## Challenge:
The line containing "from matplotlib.ticker import" marks the end: extract everything from the first line of the data through that line, exactly, with no pictures.

## Data shown:

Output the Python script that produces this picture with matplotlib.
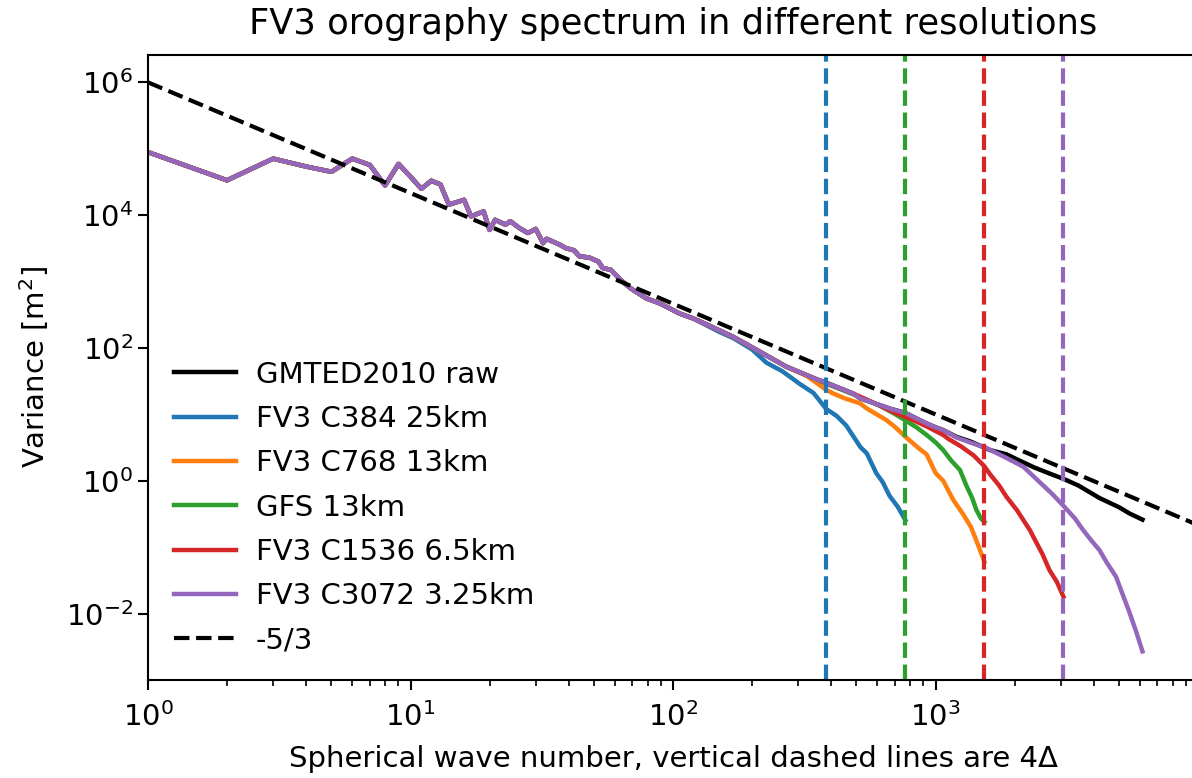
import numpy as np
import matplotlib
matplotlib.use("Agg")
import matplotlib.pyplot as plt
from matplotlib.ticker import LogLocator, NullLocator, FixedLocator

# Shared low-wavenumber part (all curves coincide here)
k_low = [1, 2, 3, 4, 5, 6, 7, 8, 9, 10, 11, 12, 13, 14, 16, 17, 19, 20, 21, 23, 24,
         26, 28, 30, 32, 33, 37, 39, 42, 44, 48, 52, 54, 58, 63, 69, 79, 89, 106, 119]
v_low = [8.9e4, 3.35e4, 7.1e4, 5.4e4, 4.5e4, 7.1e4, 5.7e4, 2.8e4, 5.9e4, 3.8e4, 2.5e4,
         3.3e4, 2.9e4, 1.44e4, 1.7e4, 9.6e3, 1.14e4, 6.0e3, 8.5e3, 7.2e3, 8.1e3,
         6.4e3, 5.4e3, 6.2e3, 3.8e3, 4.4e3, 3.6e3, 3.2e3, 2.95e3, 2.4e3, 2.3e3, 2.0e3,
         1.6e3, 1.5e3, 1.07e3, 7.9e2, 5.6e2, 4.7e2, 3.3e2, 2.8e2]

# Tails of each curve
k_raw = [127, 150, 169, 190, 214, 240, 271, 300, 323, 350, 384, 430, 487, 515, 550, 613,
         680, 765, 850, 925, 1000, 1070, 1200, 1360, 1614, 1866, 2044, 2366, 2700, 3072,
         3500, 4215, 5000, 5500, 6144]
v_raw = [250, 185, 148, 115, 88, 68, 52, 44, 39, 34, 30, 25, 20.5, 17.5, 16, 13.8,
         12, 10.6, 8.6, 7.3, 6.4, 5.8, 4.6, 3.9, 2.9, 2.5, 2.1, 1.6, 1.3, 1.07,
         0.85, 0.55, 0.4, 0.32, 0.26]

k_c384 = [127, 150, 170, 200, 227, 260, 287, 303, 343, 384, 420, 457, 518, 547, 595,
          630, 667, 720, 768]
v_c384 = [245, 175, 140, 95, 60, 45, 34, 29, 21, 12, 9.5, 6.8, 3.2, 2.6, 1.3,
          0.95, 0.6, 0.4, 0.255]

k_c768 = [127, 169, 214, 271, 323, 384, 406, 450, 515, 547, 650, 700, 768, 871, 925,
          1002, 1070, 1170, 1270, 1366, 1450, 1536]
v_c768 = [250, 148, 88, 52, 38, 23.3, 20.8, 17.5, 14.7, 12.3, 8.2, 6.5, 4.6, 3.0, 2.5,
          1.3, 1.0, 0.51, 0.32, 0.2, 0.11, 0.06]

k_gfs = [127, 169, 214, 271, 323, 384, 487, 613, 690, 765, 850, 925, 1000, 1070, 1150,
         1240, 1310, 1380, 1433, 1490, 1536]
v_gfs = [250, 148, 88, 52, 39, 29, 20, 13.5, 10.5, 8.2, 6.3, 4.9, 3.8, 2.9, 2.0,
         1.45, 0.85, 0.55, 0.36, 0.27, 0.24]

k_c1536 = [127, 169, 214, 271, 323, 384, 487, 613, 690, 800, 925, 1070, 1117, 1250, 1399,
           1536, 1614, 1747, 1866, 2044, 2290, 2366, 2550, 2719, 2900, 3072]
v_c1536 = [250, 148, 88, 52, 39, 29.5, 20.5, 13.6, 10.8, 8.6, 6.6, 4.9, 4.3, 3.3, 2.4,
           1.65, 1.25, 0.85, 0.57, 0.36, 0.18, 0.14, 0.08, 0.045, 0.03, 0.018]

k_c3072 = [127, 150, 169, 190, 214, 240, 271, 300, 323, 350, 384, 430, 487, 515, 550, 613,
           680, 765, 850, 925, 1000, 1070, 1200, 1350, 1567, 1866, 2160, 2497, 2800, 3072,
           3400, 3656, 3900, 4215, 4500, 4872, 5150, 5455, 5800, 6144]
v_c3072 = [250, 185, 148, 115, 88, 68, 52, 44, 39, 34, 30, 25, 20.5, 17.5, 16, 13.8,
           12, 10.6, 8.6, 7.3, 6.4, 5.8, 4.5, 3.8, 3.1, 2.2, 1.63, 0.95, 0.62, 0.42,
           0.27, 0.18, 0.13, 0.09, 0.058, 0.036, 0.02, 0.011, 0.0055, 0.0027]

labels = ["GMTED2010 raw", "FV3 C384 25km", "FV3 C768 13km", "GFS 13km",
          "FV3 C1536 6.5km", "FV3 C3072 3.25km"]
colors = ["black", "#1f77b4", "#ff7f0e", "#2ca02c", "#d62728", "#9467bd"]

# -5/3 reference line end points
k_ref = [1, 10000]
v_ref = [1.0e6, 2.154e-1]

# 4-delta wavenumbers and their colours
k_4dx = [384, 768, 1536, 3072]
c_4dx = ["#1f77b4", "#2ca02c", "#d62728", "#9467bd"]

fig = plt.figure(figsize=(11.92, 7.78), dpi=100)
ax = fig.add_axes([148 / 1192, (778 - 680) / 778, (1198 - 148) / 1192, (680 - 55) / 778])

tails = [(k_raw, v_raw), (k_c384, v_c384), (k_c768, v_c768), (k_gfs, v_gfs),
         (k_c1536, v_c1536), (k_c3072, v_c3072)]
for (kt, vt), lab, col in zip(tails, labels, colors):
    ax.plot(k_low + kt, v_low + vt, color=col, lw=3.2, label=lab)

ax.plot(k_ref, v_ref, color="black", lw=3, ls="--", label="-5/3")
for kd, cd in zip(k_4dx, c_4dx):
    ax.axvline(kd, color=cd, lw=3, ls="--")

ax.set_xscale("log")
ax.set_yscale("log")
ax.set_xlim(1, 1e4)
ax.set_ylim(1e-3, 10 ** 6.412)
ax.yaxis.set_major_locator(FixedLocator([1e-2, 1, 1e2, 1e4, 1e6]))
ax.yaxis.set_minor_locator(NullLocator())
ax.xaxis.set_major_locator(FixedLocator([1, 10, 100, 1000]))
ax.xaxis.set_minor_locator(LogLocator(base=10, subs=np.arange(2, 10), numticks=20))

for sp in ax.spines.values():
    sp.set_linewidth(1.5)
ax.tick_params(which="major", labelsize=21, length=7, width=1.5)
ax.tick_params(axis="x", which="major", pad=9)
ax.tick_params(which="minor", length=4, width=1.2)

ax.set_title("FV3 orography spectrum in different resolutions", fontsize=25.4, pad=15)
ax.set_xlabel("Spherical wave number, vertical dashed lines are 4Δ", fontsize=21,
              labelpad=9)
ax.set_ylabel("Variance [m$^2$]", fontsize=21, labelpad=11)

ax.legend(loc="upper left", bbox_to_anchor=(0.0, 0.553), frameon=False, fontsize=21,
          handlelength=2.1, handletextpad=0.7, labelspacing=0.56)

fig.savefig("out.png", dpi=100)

## Solution:
Output the Python script that produces this picture with matplotlib.
import numpy as np
import matplotlib
matplotlib.use("Agg")
import matplotlib.pyplot as plt
from matplotlib.ticker import LogLocator, NullLocator, FixedLocator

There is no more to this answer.